### MATERIAL FOR THIS TASK ###
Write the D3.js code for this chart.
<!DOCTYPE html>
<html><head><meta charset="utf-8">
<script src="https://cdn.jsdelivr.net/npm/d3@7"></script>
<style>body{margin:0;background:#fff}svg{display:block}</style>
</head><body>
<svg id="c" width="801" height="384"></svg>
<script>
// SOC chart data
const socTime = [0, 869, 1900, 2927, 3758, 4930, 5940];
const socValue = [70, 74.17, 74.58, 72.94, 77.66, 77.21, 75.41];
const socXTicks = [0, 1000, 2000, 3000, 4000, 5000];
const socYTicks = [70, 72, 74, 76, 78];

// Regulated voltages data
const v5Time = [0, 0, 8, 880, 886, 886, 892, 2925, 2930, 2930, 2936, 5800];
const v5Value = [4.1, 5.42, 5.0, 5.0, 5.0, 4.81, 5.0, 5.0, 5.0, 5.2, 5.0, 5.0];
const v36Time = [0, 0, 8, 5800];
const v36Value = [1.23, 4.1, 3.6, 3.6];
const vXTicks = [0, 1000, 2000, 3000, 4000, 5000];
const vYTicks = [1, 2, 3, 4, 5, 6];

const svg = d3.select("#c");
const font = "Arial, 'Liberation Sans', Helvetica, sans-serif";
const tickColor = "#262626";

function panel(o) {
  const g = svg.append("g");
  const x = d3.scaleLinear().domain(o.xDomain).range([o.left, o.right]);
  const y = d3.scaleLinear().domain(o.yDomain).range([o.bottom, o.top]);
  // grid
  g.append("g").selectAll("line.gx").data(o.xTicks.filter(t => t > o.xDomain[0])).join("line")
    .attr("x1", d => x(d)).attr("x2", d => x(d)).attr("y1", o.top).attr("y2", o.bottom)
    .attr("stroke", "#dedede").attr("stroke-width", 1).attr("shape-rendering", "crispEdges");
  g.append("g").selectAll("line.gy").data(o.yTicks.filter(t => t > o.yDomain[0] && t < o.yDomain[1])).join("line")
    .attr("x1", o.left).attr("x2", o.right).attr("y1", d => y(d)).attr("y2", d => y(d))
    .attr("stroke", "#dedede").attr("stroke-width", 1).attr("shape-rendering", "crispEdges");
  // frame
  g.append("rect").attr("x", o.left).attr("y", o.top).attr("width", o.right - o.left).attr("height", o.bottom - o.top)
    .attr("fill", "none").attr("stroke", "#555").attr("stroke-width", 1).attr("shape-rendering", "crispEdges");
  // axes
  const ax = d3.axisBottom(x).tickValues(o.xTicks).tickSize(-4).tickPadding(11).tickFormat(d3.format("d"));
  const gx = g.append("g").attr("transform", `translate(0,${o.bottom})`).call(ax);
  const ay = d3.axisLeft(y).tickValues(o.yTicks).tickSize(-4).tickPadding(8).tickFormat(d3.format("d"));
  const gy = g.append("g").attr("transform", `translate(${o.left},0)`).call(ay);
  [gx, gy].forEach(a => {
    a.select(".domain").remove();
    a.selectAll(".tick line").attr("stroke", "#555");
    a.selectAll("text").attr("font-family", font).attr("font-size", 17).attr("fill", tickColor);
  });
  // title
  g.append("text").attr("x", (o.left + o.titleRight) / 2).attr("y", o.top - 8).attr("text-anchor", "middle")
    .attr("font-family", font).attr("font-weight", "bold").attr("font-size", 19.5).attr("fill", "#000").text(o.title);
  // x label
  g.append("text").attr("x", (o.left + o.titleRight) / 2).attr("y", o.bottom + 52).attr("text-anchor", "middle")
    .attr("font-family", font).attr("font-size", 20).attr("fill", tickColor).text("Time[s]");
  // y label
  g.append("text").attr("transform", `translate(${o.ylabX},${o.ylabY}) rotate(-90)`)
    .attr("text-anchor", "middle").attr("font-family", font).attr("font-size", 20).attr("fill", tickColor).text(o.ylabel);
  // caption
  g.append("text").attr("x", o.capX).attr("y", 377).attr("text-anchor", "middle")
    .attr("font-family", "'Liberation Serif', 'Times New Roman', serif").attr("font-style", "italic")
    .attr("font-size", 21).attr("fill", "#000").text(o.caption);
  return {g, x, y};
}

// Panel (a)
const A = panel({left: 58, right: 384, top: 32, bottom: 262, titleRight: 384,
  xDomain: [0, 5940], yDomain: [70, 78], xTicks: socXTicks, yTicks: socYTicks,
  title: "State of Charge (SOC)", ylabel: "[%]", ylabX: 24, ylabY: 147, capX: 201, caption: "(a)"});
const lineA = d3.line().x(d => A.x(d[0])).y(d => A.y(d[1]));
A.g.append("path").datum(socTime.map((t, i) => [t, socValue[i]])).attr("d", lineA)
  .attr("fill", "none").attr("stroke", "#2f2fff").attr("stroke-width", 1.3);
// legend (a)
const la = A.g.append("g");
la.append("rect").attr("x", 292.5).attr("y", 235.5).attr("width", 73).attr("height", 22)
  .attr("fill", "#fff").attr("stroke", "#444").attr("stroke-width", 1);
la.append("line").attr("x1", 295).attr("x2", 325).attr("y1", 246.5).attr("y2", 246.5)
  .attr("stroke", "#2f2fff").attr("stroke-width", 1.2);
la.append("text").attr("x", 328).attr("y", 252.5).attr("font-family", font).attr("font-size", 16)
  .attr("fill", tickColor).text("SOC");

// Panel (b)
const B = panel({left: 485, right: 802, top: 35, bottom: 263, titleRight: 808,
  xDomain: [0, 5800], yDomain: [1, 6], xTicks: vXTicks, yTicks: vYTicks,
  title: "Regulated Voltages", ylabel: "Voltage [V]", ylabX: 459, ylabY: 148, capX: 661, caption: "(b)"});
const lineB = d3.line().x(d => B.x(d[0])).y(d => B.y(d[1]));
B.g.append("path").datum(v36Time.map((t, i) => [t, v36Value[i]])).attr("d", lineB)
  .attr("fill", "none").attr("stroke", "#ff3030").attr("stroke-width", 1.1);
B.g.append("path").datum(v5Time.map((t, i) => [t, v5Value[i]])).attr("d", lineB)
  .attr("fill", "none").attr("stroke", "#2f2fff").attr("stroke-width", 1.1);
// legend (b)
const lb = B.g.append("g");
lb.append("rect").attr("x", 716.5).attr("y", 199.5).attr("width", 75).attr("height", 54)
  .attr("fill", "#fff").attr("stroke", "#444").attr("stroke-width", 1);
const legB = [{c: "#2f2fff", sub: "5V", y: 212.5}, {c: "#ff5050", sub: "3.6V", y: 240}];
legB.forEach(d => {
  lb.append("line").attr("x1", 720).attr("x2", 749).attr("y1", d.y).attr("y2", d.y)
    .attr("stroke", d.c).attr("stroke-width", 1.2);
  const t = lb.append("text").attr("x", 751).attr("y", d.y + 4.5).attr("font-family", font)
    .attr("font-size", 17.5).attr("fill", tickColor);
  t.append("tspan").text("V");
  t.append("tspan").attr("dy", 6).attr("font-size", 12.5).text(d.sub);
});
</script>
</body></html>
###
### MATERIAL FOR THIS TASK ###
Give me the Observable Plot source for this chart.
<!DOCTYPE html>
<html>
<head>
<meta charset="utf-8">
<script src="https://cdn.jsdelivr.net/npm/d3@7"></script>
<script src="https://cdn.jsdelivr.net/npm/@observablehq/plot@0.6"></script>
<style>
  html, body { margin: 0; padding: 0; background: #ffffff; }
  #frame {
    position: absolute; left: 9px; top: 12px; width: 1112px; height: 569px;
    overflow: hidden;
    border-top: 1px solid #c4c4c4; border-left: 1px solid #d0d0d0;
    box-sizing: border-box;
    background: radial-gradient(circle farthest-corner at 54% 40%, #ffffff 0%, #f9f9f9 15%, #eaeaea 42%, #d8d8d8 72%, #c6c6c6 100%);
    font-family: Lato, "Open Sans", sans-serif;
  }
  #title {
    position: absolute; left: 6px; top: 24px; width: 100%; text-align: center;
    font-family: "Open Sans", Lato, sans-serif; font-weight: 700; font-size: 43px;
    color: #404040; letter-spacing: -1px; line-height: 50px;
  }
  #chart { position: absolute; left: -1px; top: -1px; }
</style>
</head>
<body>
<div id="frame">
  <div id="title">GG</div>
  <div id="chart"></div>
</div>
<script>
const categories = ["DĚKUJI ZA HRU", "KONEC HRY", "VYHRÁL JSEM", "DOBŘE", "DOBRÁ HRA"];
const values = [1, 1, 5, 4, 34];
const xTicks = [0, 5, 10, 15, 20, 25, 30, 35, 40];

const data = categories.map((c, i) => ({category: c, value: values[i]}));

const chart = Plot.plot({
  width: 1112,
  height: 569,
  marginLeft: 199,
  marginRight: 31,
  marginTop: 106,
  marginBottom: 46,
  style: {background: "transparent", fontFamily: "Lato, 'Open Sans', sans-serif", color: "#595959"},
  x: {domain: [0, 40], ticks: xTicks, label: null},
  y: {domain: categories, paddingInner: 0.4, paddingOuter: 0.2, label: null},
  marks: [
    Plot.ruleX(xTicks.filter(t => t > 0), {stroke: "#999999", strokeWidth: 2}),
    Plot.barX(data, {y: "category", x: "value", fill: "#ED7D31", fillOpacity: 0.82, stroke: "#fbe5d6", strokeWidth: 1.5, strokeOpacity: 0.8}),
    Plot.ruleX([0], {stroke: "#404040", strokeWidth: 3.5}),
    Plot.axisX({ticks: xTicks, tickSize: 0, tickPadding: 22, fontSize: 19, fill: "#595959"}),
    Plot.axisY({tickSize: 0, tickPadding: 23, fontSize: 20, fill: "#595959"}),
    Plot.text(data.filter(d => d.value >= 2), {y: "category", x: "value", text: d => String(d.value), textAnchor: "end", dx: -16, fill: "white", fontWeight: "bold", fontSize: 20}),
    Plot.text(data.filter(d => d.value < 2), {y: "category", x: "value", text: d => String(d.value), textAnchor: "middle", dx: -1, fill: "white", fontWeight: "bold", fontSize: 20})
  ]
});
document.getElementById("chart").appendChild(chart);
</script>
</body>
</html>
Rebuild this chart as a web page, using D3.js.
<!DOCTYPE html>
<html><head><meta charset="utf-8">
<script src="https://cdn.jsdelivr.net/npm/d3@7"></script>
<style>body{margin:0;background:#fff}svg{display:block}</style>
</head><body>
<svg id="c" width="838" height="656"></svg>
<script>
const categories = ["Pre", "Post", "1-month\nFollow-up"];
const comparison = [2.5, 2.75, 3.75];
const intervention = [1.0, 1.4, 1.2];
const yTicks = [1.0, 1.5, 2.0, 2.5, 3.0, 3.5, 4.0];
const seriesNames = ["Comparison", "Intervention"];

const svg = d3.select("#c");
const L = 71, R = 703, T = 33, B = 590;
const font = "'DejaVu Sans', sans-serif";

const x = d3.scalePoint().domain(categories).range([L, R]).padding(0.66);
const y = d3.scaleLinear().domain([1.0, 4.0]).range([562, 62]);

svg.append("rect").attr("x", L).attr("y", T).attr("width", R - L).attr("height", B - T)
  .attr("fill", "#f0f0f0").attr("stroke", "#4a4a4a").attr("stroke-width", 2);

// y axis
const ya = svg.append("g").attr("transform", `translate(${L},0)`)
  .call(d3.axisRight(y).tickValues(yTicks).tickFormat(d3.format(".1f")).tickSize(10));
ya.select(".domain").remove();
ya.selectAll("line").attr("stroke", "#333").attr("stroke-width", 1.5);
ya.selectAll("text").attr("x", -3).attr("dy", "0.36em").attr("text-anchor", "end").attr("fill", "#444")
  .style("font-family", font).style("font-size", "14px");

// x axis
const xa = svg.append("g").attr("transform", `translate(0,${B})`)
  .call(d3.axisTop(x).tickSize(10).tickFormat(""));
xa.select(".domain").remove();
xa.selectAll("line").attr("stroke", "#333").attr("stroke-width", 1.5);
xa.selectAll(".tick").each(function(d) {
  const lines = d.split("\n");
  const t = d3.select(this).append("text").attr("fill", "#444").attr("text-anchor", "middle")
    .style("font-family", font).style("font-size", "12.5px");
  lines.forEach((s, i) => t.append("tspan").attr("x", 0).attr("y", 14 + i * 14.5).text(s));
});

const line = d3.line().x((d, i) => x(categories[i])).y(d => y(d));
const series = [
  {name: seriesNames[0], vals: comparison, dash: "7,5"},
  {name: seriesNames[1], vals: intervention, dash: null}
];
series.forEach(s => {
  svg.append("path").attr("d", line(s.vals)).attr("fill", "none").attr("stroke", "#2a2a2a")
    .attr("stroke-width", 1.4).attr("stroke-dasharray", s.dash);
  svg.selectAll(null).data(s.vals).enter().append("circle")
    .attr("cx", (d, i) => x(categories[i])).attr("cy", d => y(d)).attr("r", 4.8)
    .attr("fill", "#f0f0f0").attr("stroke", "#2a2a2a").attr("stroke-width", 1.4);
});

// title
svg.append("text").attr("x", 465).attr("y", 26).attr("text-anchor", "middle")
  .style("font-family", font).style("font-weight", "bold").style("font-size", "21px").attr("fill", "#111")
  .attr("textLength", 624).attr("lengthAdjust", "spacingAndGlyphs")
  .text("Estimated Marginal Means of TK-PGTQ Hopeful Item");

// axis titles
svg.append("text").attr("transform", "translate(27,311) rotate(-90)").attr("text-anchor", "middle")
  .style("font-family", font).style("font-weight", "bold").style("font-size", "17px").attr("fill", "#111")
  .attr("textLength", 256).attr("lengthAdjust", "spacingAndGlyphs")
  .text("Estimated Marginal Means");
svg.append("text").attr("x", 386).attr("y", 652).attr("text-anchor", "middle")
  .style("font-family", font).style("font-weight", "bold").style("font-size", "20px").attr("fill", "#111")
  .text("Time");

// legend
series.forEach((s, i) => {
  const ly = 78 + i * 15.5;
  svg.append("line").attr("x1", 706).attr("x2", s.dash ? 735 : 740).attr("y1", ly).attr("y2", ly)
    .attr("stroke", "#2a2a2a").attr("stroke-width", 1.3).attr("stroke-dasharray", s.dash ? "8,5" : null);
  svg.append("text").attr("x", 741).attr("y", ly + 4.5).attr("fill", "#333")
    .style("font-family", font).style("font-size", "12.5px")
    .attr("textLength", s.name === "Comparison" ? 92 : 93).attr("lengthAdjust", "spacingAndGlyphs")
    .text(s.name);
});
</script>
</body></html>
###
### MATERIAL FOR THIS TASK ###
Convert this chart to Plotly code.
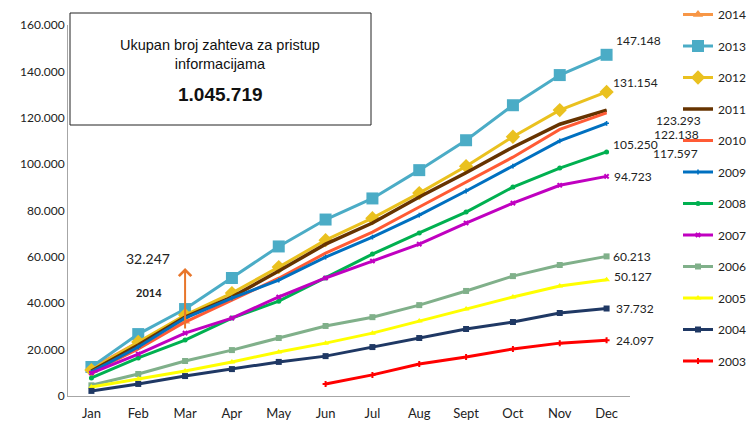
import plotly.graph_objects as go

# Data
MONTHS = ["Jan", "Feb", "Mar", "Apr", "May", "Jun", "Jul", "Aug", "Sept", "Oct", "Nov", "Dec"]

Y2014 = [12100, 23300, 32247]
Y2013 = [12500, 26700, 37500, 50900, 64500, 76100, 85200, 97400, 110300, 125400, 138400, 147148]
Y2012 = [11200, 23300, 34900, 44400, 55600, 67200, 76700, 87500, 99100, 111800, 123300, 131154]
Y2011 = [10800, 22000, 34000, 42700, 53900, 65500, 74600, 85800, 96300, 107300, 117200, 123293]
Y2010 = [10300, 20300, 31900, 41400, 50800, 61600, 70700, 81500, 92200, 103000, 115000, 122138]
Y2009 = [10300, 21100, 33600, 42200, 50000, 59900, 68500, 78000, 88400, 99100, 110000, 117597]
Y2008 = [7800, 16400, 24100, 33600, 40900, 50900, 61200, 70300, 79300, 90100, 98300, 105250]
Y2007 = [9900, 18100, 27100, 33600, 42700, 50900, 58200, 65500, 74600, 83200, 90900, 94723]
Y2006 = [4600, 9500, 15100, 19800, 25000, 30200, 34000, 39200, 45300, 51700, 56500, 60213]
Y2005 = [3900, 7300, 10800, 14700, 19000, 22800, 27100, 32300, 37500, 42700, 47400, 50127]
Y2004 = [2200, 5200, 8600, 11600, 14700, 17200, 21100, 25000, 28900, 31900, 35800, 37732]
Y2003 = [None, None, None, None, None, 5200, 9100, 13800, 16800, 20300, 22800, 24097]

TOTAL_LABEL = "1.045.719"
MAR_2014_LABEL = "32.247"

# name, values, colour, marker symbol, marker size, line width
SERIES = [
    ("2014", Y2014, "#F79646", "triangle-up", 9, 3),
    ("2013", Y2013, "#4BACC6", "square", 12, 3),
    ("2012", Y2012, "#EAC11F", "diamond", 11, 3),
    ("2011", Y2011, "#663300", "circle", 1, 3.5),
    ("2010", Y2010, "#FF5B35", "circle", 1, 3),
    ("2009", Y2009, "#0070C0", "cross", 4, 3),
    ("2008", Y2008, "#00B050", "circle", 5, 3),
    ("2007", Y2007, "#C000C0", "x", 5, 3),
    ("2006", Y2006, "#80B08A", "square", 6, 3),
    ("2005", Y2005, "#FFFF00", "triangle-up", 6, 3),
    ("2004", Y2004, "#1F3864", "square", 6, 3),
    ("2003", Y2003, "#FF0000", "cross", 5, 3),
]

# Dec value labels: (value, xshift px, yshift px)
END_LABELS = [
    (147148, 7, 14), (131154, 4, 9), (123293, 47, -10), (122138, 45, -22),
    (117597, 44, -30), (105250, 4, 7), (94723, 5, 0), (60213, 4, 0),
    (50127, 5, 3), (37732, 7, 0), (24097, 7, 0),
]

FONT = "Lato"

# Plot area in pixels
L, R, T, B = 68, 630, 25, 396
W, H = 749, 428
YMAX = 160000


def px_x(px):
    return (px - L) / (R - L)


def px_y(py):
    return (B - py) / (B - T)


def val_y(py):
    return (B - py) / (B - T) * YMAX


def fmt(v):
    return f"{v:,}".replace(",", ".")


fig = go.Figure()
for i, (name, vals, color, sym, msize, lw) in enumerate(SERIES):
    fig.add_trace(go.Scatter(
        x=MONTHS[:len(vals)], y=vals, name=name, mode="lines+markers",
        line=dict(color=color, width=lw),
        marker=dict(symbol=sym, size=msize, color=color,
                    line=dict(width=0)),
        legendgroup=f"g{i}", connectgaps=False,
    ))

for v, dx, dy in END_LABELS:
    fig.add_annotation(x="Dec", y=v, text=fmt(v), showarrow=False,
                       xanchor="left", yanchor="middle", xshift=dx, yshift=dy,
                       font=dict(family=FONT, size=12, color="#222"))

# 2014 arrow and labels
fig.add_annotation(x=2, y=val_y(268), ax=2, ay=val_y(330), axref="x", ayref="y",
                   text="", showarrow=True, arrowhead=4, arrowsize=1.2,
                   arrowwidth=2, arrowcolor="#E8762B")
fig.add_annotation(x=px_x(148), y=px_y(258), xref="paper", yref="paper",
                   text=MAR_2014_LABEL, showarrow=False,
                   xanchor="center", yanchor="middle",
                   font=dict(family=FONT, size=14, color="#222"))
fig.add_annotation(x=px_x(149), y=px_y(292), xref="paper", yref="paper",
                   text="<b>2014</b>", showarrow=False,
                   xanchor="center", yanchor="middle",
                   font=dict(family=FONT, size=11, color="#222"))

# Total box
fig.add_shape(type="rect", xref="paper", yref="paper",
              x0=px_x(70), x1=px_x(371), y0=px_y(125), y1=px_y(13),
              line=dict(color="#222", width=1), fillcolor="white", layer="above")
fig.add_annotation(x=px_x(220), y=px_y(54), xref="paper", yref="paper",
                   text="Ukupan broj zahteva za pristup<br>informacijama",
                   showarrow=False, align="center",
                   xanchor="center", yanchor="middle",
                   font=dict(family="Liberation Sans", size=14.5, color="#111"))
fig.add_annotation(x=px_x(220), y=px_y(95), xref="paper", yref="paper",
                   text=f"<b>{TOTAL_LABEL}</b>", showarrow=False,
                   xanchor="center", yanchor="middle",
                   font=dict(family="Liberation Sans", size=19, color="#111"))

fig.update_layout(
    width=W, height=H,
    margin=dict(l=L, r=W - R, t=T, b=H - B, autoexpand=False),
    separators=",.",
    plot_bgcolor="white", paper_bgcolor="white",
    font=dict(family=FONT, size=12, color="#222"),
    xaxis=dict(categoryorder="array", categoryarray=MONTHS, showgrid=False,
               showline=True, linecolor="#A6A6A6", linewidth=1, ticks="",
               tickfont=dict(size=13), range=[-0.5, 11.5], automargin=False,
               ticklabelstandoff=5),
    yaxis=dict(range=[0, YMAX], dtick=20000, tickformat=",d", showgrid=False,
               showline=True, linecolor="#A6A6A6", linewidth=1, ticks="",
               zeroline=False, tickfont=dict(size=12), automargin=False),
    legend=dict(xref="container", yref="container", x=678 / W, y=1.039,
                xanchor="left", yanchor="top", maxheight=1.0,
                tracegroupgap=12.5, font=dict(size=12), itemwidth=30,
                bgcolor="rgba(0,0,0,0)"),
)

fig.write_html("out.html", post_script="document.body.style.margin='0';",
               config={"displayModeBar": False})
###
THE PROBLEM:
Return each line with "code".

SOLVED PROBLEM:
Write the D3.js code for this chart.
Convert this chart to Plotly code.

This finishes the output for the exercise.